--- BEGIN ---

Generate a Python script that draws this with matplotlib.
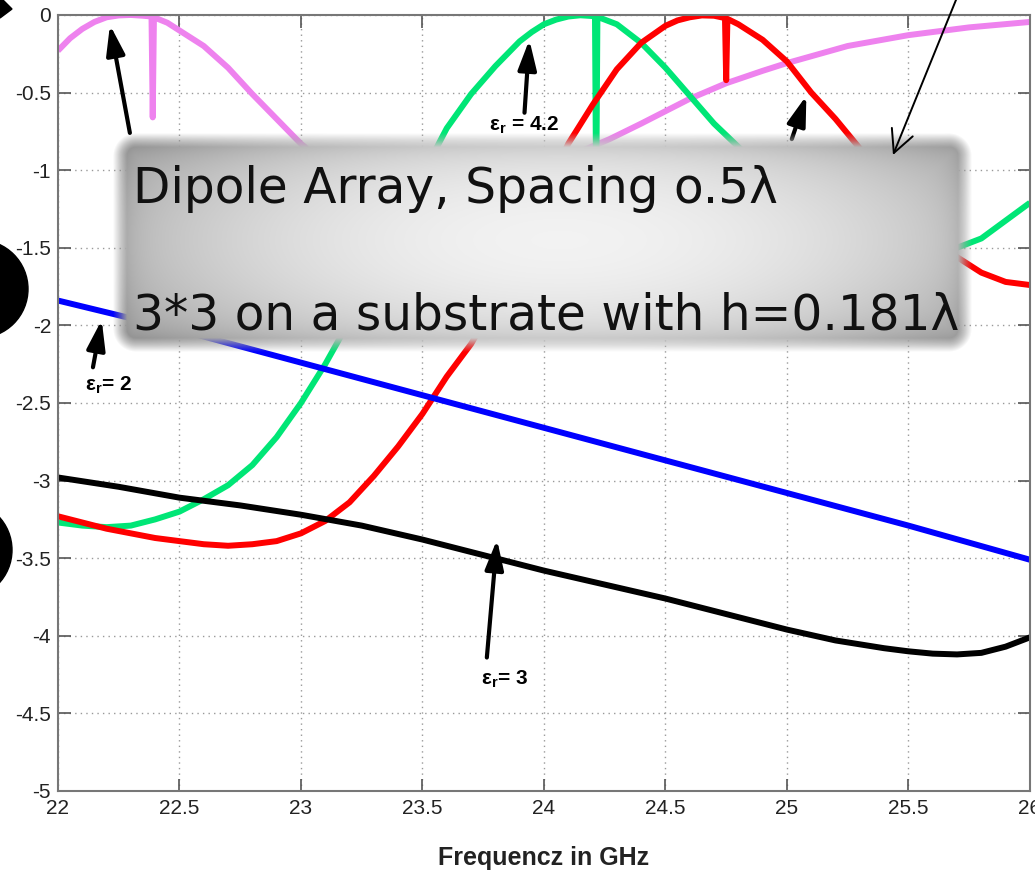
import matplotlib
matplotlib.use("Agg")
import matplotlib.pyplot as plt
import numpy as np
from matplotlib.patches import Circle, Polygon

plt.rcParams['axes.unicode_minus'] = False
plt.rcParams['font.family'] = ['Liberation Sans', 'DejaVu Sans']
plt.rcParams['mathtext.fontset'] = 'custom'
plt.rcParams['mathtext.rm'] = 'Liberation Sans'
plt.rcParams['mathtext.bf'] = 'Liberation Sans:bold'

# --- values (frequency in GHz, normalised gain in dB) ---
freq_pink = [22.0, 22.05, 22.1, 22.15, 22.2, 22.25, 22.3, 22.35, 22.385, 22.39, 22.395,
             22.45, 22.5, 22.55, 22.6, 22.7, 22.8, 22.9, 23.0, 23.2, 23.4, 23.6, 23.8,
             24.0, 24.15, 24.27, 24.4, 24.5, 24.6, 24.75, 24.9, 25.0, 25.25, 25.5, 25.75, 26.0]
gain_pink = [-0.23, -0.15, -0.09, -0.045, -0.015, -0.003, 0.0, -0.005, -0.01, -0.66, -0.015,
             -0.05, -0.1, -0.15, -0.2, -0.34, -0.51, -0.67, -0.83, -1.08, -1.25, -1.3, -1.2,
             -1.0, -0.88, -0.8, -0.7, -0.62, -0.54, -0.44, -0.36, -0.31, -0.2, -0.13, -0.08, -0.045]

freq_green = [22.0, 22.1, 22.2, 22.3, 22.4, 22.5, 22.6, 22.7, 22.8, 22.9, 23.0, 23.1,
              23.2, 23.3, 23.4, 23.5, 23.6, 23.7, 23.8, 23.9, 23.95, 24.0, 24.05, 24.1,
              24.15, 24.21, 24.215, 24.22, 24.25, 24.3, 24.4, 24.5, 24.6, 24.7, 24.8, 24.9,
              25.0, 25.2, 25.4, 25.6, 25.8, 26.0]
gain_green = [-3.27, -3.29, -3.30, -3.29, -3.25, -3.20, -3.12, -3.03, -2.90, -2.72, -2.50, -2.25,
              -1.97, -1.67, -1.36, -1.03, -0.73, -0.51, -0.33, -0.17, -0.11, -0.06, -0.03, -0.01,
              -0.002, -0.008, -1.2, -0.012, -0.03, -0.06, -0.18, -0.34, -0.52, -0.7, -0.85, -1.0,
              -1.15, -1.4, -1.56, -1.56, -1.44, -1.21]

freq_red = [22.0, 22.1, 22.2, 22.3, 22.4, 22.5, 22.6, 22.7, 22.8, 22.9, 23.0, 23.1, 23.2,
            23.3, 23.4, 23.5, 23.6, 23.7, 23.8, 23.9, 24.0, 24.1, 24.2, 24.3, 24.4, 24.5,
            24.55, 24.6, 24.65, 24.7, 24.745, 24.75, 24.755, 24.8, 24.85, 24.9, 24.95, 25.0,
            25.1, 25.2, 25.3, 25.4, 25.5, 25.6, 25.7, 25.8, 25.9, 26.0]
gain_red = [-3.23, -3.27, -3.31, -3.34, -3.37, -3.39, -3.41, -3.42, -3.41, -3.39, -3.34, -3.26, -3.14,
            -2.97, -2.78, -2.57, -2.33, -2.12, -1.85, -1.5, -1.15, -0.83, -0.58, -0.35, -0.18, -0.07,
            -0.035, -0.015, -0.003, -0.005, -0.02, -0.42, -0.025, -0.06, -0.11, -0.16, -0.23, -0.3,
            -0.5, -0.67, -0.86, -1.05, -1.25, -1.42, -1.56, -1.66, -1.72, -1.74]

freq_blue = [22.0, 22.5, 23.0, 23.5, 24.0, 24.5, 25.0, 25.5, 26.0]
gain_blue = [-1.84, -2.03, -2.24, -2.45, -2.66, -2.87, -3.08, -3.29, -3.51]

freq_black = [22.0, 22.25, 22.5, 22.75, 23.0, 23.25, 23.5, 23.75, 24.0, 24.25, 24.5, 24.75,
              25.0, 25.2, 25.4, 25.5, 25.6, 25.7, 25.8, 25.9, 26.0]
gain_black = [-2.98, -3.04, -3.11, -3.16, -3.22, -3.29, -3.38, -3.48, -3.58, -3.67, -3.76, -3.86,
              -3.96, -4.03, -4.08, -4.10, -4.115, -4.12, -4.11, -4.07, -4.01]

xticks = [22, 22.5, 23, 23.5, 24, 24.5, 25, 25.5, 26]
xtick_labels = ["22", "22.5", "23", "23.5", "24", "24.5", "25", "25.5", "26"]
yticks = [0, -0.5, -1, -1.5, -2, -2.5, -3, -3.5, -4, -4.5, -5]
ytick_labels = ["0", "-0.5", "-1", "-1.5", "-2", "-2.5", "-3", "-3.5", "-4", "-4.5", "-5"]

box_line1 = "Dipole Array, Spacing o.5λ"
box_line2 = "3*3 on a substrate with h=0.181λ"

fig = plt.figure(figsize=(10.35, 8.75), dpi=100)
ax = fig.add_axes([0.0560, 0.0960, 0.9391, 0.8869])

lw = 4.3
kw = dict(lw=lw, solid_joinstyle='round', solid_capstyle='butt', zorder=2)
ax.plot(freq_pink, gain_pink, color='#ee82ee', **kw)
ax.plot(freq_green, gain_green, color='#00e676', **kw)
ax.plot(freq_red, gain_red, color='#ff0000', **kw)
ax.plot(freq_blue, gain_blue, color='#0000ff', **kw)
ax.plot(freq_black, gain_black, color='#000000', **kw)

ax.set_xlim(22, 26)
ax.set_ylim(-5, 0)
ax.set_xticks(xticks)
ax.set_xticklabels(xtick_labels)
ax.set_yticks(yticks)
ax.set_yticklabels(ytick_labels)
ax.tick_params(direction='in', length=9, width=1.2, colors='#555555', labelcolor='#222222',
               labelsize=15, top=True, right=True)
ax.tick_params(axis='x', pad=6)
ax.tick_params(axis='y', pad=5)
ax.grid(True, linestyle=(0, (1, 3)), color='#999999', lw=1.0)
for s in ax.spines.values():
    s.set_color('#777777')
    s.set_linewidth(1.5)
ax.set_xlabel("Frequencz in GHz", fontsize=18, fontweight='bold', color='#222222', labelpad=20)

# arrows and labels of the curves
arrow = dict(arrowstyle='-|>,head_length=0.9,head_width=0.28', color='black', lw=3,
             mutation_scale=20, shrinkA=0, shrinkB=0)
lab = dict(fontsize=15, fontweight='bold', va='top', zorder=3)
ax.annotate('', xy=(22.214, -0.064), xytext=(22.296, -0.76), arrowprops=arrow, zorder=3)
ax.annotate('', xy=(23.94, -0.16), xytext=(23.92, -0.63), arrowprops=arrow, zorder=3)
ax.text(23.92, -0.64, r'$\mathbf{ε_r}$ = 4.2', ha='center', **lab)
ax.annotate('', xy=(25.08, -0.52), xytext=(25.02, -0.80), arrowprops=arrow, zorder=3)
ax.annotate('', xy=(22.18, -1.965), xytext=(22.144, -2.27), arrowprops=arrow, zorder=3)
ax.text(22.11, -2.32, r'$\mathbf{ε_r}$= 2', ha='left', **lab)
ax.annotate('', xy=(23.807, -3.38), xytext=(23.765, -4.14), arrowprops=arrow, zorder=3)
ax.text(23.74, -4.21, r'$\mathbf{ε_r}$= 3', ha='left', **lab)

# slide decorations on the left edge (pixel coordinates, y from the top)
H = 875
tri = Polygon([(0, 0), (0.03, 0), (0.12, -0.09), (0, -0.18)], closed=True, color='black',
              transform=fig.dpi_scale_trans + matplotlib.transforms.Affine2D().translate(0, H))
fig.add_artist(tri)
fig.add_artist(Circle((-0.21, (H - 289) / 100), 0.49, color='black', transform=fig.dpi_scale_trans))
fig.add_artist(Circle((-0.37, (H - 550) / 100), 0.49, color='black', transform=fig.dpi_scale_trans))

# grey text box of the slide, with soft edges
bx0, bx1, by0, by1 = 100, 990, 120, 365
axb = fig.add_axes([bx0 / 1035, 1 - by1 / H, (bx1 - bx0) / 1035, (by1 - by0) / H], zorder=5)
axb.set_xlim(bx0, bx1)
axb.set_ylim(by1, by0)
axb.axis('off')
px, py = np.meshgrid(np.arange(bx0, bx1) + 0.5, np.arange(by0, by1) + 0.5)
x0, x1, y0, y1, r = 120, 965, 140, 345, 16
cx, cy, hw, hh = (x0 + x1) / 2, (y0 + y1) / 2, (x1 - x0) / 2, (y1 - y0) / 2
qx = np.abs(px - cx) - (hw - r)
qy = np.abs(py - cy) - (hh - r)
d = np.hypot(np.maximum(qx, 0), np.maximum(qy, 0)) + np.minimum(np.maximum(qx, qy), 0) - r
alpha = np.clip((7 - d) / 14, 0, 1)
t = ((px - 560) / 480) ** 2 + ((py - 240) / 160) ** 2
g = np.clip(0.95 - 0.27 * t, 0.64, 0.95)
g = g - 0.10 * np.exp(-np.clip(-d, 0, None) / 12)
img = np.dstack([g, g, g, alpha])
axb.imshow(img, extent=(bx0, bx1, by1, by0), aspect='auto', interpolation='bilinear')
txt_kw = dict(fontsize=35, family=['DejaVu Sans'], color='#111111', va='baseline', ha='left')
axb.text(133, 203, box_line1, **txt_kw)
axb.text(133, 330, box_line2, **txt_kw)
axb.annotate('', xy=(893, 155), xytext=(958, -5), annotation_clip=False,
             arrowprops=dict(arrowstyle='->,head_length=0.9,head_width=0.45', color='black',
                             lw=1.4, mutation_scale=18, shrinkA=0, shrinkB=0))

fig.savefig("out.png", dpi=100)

--- END ---

REQUIREMENT:
Set out every line from the material that contains the string "matplotlib".

SOLVED PROBLEM:
Generate a Python script that draws this with matplotlib.
import matplotlib
matplotlib.use("Agg")
import matplotlib.pyplot as plt
from matplotlib.patches import Circle, Polygon
              transform=fig.dpi_scale_trans + matplotlib.transforms.Affine2D().translate(0, H))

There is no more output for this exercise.